Mumbai: To prevent the diversion of spirit for making illicit or duty-evaded liquor, the state government is planning to make it mandatory for the tankers, which carry liquors, to use geo-tagged ‘digital locks.’ This means that these tankers can be opened only when they reach their destination. In a subsequent phase, vehicles transporting portable liquor like beer, Indian Made Foreign Liquor (IMFL) and country liquor (CL) will be covered under this project.
These GPS-tagged digital locks will do away with the present system wherein tankers are manually locked or unlocked, making them susceptible to manipulation. Once the vehicle reaches the intended destination, a one-time password (OTP) will be sent to the registered number for opening the lock.
Officials from the state excise department said they were planning to link this with a vehicle tracking system (VTS) to ensure that the tankers do not deviate from their usual route. This will cover vehicles plying within the state, those from other states which pass through Maharashtra, and tankers ferrying their cargo from Maharashtra to locations outside the state.
“The digital locks will be installed by us. The key shall be secret. It will be tamper-proof and shall be opened only at the final destination. Any pilferage will come to our notice,” said K.L. Umap, Commissioner, State Excise, Government of Maharashtra. The department will send the proposal to the state government for approval. After this, one or more agencies shall be appointed via competitive bidding to supply the locks and software. Around 200 to 300 locks shall be procured.
Umap added that initially, they will cover the transport of raw materials like spirits and then widen the scope of the project to include the transport of liquor like IMFL, beer and country liquor.
The project was discussed in a recent meeting with Shambhuraj Desai, minister, of state excise. Though the distilleries will have to spend on the digital locks and hardware, the department will pay for the costs of the software.
Maharashtra has around 140 distilleries, including 116 which use molasses, and 24 that are grain-based. The system will be monitored from the control room in the under-construction ‘State Excise Bhavan’ near the Brihanmumbai Municipal Corporation (BMC) headquarters.

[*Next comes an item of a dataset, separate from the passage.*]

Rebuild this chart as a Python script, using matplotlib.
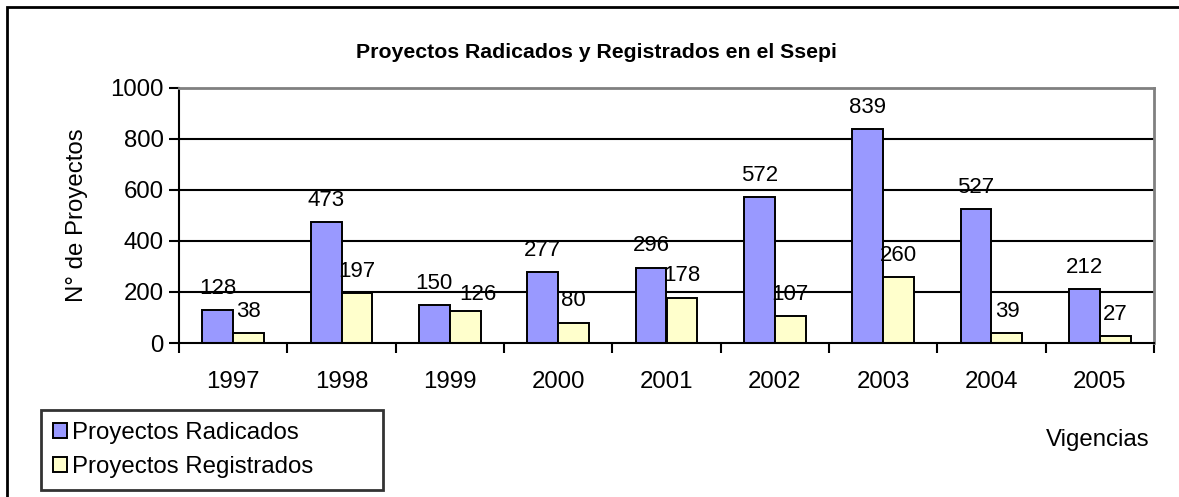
import matplotlib.pyplot as plt
import numpy as np
from matplotlib.patches import Rectangle, Patch

plt.rcParams['font.family'] = ['Liberation Sans', 'DejaVu Sans']

years = ['1997', '1998', '1999', '2000', '2001', '2002', '2003', '2004', '2005']
radicados = [128, 473, 150, 277, 296, 572, 839, 527, 212]
registrados = [38, 197, 126, 80, 178, 107, 260, 39, 27]

blue = '#9999FF'
yellow = '#FFFFCC'

fig = plt.figure(figsize=(11.79, 4.97), dpi=100)
ax = fig.add_axes([179/1179, 1 - 343/497, 975/1179, 255/497])

x = np.arange(len(years))
w = 0.286
ax.bar(x - w/2, radicados, w, color=blue, edgecolor='black', linewidth=1.4, zorder=3)
ax.bar(x + w/2, registrados, w, color=yellow, edgecolor='black', linewidth=1.4, zorder=3)

# value labels above bars (the 1999 yellow one is pushed aside like in Excel)
for i in range(len(years)):
    ax.annotate(str(radicados[i]), (x[i] - w/2, radicados[i]), xytext=(0, 8),
                textcoords='offset points', ha='center', va='bottom', fontsize=16, zorder=4)
    off = (9, 4) if i == 2 else (0, 8)
    ax.annotate(str(registrados[i]), (x[i] + w/2, registrados[i]), xytext=off,
                textcoords='offset points', ha='center', va='bottom', fontsize=16, zorder=4)

ax.set_xlim(-0.5, len(years) - 0.5)
ax.set_ylim(0, 1000)
ax.set_yticks(range(0, 1001, 200))
ax.set_xticks(x)
ax.set_xticklabels(years)
ax.set_xticks(np.arange(-0.5, len(years), 1), minor=True)
ax.tick_params(axis='x', which='major', length=0, pad=20, labelsize=17.3)
ax.tick_params(axis='x', which='minor', length=7, width=1.5, direction='out')
ax.tick_params(axis='y', length=7, width=1.5, direction='out', labelsize=17.3, pad=4)

for yv in range(200, 1000, 200):
    ax.axhline(yv, color='black', linewidth=1.5, zorder=1)

ax.spines['left'].set_linewidth(1.5)
ax.spines['bottom'].set_linewidth(1.5)
ax.spines['bottom'].set_zorder(5)
ax.spines['top'].set_color('#808080')
ax.spines['right'].set_color('#808080')
ax.spines['top'].set_linewidth(2)
ax.spines['right'].set_linewidth(2)

ax.set_ylabel('N° de Proyectos', fontsize=17.3, labelpad=16)
fig.text(596/1179, 1 - 52/497, 'Proyectos Radicados y Registrados en el Ssepi',
         ha='center', va='center', fontsize=15.3, fontweight='bold')
fig.text(1098/1179, 1 - 440/497, 'Vigencias', ha='center', va='center', fontsize=17.3)

handles = [Patch(facecolor=blue, edgecolor='black', linewidth=1.4),
           Patch(facecolor=yellow, edgecolor='black', linewidth=1.4)]
leg = fig.legend(handles, ['Proyectos Radicados', 'Proyectos Registrados'],
                 loc='lower left', bbox_to_anchor=(41/1179, 1 - 490/497, 342/1179, 81/497),
                 mode='expand', fontsize=17.3, frameon=True, fancybox=False,
                 handlelength=0.6, handleheight=0.6, handletextpad=0.2,
                 borderpad=0.5, labelspacing=0.5, borderaxespad=0)
leg.get_frame().set_edgecolor('black')
leg.get_frame().set_linewidth(2)

# outer chart border (cut at right and bottom)
fig.patches.append(Rectangle((7/1179, -0.1), 1.2, 1 - 7/497 + 0.1, transform=fig.transFigure,
                             fill=False, edgecolor='black', linewidth=2))

fig.savefig('out.png', dpi=100)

An officer said that at present, they sent personnel to escort the tankers within the state or in case of inter-state transport, to the state’s borders. “However, we are facing a manpower shortage. If a convoy has more than one vehicle, one constable cannot keep a watch on all of them. However, once the project covers the transport of portable liquor, the industry will have to re-engineer vehicles and ensure that they are covered,” he added.
In January 2017, the state excise department cracked down on a distillery controlled by a former MLA from Solapur. Between 1 April 2015 and 30 November 2016, this unit had allegedly smuggled liquor manufactured in Maharashtra and meant for sale in Arunachal Pradesh to the dry state of Gujarat.